## Source code of charts
===============

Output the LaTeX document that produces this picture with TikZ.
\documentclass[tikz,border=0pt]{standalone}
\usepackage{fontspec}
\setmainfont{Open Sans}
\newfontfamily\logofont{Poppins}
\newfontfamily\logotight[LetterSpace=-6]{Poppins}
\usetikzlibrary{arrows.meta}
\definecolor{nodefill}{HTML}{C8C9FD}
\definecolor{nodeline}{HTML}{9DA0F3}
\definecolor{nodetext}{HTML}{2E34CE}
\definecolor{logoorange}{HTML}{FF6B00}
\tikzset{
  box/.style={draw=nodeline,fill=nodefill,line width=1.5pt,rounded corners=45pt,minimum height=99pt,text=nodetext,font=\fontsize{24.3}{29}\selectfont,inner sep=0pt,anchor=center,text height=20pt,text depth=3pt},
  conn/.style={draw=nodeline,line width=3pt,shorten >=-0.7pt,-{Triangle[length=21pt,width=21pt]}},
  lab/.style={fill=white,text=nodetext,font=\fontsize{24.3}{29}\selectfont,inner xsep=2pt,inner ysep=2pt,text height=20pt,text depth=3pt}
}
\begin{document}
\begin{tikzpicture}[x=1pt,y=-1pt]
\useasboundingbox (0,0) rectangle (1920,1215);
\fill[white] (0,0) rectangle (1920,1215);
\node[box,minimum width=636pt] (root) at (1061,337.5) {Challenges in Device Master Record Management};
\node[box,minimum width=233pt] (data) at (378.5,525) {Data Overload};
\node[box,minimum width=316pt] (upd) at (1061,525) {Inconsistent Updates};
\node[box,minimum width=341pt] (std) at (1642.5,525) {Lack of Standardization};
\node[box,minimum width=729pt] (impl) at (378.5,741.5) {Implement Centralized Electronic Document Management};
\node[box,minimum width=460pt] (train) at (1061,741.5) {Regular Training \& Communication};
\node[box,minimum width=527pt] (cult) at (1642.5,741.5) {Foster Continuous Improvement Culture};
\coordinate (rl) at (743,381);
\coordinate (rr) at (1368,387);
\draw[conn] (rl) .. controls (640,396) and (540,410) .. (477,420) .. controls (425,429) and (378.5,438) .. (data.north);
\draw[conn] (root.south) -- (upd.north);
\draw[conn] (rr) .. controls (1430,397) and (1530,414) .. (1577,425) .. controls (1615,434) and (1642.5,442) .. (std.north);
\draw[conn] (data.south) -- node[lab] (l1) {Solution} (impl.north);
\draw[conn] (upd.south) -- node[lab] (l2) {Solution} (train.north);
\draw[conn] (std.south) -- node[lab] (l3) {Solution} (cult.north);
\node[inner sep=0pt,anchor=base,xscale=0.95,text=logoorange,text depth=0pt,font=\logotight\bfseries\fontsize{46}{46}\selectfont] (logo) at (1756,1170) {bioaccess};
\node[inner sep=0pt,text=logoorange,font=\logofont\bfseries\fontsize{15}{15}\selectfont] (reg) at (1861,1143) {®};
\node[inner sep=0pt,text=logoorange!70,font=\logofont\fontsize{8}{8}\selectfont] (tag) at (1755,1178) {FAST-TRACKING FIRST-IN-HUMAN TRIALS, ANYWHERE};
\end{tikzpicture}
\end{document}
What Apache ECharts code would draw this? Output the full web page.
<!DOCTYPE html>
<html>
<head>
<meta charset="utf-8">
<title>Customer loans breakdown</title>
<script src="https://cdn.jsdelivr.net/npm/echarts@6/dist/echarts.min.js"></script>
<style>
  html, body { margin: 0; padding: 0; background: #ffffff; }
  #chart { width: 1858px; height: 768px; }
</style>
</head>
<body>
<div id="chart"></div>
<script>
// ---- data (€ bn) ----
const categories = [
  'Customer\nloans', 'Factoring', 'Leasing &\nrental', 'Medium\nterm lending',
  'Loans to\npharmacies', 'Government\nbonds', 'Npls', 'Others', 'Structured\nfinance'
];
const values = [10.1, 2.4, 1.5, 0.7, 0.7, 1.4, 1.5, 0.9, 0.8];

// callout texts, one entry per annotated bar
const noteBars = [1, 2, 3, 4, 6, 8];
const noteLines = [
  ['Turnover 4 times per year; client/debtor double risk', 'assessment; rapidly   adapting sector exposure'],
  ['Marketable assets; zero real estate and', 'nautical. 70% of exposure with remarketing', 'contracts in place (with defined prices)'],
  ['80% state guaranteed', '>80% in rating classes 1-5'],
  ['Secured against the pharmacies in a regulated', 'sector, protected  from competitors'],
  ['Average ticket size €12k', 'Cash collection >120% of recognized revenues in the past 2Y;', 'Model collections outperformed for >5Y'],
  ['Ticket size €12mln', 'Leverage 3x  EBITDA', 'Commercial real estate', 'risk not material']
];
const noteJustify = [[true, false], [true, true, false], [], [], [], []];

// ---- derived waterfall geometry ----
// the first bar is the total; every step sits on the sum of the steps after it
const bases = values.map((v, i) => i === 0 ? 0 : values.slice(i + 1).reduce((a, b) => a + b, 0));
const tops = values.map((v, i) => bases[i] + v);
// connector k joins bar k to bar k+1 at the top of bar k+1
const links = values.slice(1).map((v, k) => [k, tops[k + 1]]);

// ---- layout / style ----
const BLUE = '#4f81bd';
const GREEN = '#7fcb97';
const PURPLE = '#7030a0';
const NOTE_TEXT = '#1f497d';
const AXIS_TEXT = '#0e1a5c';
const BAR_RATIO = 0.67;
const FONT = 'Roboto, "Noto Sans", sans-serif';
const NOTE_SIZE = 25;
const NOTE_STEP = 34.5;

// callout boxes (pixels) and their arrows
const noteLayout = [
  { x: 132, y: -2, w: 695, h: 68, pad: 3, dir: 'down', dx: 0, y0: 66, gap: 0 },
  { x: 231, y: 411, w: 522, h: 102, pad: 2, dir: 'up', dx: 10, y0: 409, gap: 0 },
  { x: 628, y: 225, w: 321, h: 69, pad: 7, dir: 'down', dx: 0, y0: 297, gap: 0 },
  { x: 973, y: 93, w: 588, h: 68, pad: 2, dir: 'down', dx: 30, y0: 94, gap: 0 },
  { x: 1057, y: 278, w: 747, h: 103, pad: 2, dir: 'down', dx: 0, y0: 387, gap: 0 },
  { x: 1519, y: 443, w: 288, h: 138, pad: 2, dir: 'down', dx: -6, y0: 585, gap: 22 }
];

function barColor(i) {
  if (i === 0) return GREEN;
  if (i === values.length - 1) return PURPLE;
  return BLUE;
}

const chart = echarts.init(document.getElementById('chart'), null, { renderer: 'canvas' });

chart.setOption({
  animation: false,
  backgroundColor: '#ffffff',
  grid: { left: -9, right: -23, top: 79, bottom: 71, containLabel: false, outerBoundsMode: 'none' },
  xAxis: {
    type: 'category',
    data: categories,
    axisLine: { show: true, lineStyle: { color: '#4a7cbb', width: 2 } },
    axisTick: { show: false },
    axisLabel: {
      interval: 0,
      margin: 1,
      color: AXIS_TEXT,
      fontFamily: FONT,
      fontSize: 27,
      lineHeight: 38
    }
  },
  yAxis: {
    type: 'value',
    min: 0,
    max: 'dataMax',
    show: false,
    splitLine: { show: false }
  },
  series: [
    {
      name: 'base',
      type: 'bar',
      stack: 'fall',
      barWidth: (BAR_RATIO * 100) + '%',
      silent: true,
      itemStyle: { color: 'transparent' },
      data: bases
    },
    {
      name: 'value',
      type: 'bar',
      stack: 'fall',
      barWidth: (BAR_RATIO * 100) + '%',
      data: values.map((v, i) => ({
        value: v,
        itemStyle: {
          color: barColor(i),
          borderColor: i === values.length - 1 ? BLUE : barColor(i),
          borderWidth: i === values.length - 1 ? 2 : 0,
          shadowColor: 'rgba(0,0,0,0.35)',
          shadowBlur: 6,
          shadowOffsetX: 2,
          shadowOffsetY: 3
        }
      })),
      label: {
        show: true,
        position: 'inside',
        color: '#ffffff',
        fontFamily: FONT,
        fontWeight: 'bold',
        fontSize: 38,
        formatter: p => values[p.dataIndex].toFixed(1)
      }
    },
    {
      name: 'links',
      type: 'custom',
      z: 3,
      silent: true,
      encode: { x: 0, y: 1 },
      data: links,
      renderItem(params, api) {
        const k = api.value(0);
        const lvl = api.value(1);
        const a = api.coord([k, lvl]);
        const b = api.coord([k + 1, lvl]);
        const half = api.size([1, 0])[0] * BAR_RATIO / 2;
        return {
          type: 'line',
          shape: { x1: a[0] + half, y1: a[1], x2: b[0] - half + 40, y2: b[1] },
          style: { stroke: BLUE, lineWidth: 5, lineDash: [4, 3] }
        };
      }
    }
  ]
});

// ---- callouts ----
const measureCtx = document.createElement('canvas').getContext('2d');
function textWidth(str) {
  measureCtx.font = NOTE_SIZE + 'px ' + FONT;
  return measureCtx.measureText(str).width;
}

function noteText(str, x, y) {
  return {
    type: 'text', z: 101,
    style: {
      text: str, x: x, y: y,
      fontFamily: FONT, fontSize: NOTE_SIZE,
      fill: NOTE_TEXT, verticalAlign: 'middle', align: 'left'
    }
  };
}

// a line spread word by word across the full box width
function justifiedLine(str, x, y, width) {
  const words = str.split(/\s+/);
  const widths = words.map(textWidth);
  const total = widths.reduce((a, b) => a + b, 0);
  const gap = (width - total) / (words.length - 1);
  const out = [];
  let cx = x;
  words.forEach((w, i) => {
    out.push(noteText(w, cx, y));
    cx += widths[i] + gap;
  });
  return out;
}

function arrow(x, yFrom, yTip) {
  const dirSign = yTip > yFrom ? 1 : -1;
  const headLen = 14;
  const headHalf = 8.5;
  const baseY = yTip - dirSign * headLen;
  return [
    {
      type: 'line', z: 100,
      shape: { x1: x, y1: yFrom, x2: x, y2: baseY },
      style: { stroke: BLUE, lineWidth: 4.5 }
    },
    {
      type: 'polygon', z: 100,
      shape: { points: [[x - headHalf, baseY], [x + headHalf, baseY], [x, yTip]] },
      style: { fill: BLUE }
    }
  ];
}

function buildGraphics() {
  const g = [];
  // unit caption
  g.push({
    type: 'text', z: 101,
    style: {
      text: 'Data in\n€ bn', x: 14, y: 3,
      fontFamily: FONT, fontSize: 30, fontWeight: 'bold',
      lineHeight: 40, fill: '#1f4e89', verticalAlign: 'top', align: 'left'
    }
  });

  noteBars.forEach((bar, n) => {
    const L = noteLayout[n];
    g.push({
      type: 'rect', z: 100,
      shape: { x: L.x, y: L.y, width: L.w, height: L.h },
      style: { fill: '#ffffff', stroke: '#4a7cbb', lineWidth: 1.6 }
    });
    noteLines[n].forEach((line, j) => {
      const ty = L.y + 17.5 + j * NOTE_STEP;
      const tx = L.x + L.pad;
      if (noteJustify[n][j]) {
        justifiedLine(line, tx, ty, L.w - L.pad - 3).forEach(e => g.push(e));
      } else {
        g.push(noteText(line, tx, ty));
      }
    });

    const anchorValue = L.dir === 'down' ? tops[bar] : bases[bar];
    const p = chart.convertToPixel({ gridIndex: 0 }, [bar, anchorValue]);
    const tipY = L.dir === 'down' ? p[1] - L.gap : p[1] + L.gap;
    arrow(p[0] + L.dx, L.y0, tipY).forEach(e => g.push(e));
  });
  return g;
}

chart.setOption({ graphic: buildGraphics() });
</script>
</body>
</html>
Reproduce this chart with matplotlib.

===============

## Directive
Reproduce, exactly as written, the stretch of lines whose first line is the one with "What Apache ECharts" and whose last line is the one with "1.5, 0.9, 0.8];".

## Exercise output
What Apache ECharts code would draw this? Output the full web page.
<!DOCTYPE html>
<html>
<head>
<meta charset="utf-8">
<title>Customer loans breakdown</title>
<script src="https://cdn.jsdelivr.net/npm/echarts@6/dist/echarts.min.js"></script>
<style>
  html, body { margin: 0; padding: 0; background: #ffffff; }
  #chart { width: 1858px; height: 768px; }
</style>
</head>
<body>
<div id="chart"></div>
<script>
// ---- data (€ bn) ----
const categories = [
  'Customer\nloans', 'Factoring', 'Leasing &\nrental', 'Medium\nterm lending',
  'Loans to\npharmacies', 'Government\nbonds', 'Npls', 'Others', 'Structured\nfinance'
];
const values = [10.1, 2.4, 1.5, 0.7, 0.7, 1.4, 1.5, 0.9, 0.8];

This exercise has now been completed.